Бумажные ласки - страница 52

Шрифт
Интервал


Иса, конечно, не понимал девушек. Сознаться в этом было страшно – это было чем-то сродни предательству своего пола, мужской твердости, мужского ясного взгляда на жизнь. Но страшнее того было признать, что Асю-то он очень хотел понять. Декларация готова: Иса хочет понять хотя бы одну женщину в мире – Анну Ефимовну Гринберг – Аську. Понять вообще, в целом, а конкретно сейчас он хочет знать, почему она то сожалеет, что не может ответить на жадные ухаживания какого-то заграничного юноши, то умиляется фразами, брошенными со сцены героями пьесы, решившими угробить свежие цветы? Ведь он-то как раз заботливо оберегает их общий символический букет. Иса надеется, что ему удастся сохранить его такими же свежим и живым, какими Ася вручила ему уезжая… Впрочем, поэзия не к лицу Исе, не этого вроде бы ждет от него Ася, а чего она ждет, Иса так и не понял. Каждый раз, когда пишет ей, от многого воздерживается, желая попасть в ее тон. Старается и не может. Все запрятанное прет наружу, и пишет Иса, что думает. Думает же всегда об одном и том же, почему и письма его кажутся однообразными.

Кончил писать и завалился обратно в постель.

Вот уже второй день, как Иса чувствует себя не совсем здоровым. Вечером целый день пролежал в постели и списал все на последствия Нового года. Ведь на следующий день он опять много пил в гостях. А может быть, разгоряченный, простудился, разъезжая ночью.

За стеной слышатся смех и звуки фортепьяно. Сестра Лида играет модную песенку очередным гостям, которые теперь повсеместно циркулируют из дома в дом, нанося один другому новогодние визиты.

– А где ваш Исанька? – раздается трескучий старушечий голос, довольно громкий, однако старуха глухая и не слышит сама себя.

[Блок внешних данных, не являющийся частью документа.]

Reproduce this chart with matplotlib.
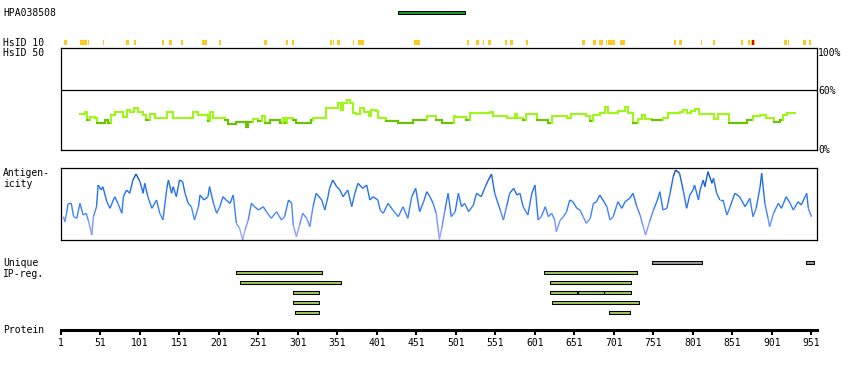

– О! – так же громко отвечает Лида, так, чтобы услышала не только тугоухая гостья, но и брат Иска, спрятавшийся в своей комнате. – С ним произошла чернильная болезнь.

– Какая болезнь? – не понимает карга. – Я такой не знаю.

– Эта особенная болезнь, заставляющая человека употреблять бешеное число чернил и бумаги.

– Ах, вот как! – будто деревянный обруч запрыгал на стержне игры в серсо – это карга засмеялась. – И это серьезно?

– Пожалуй.

– На него это никак не похоже.

Под эти голоса Иса начинает дремать, дремать и засыпает, спотыкается о случайных людей во сне, бродит в коридорах, натыкается на печальный и строгий взгляд Козинцева, убегает от него, немедленно встречается снова, рассказывает ему, что любит театр и кино не меньше, но есть тут одна девочка… И Козинцев пропадает в облаке пиротехнического розового дыма.